Two phoebes in a singing contest at dawn. A warm breeze. The half-moon settles in a tall pine.
2023
April 11, 2023
The rambling old lilac is twice as green as it was yesterday, beginning to glow as the sun climbs out of some early-morning murk.
April 10, 2023
Clear and cold, with the third-quarter moon just cresting the trees. The dawn chorus begins with a gobbling turkey. A minute later the robin joins in.
April 9, 2023
Clear and cold with the deep quiet that only a major holiday can bring. A distant train. A Carolina wren’s sleepy start to the dawn chorus.
April 8, 2023
Still and cold at dawn. A cardinal sings once in the moonlight and goes back to sleep for ten minutes. A small cloud turns to rust.
April 7, 2023
A small flock of white-breasted nuthatches appears at the woods’ edge, singing and zipping around, just as the sun is fading into gray clouds.
April 6, 2023
First morning back after vacation, the setting moon is somehow already full.
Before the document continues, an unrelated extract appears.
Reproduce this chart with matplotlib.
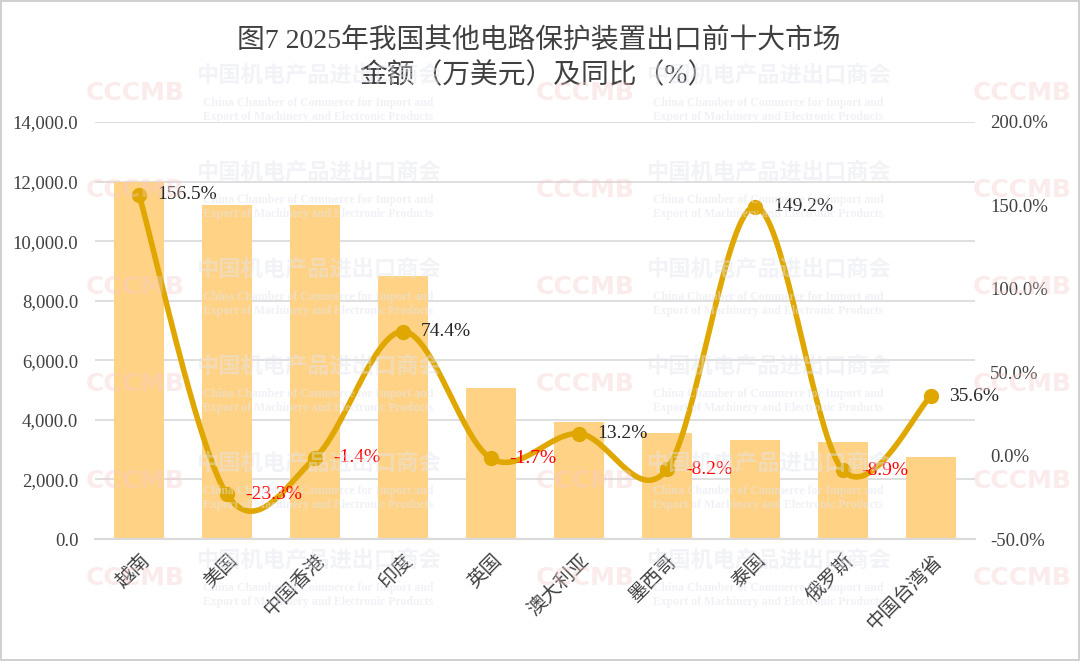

A fox sparrow sings beside the old springhouse. Up in the woods, the first blue-headed vireo tunes up.
April 1, 2023
Rain and fog linger from a pre-dawn thunderstorm as the sky brightens. The nasal calls of woodcocks mingle with a torrent of robin song.
March 31, 2023
Gray and still. A robin sings softly for a change. Two whitetails below my mother’s back porch bound up the hillside and out of sight.
March 30, 2023
Clear and cold. Frost glitters in the low-angled sun. The miniature daffodils are frozen in positions of prayer.
March 29, 2023
Crystal-clear and still. Two pileated woodpeckers a quarter mile apart are having a drum-off. The rising sun sneaks up behind a tree.
March 28, 2023
Rain easing off by mid-morning. The sun comes half-way out in the mirrors of raindrops dangling from branches, the forest like a pop-up gallery of miniature suns.
March 27, 2023
Sunrise into thin cirrus. A few seconds of liquid joy: the song of winter wrens, two of them, darting low over the creek.
March 26, 2023
Robins have joined the dawn chorus to dramatic effect; the hollow’s echo chamber throbs with birdsong. The first vulture of the day soars past a pink-bellied cloud.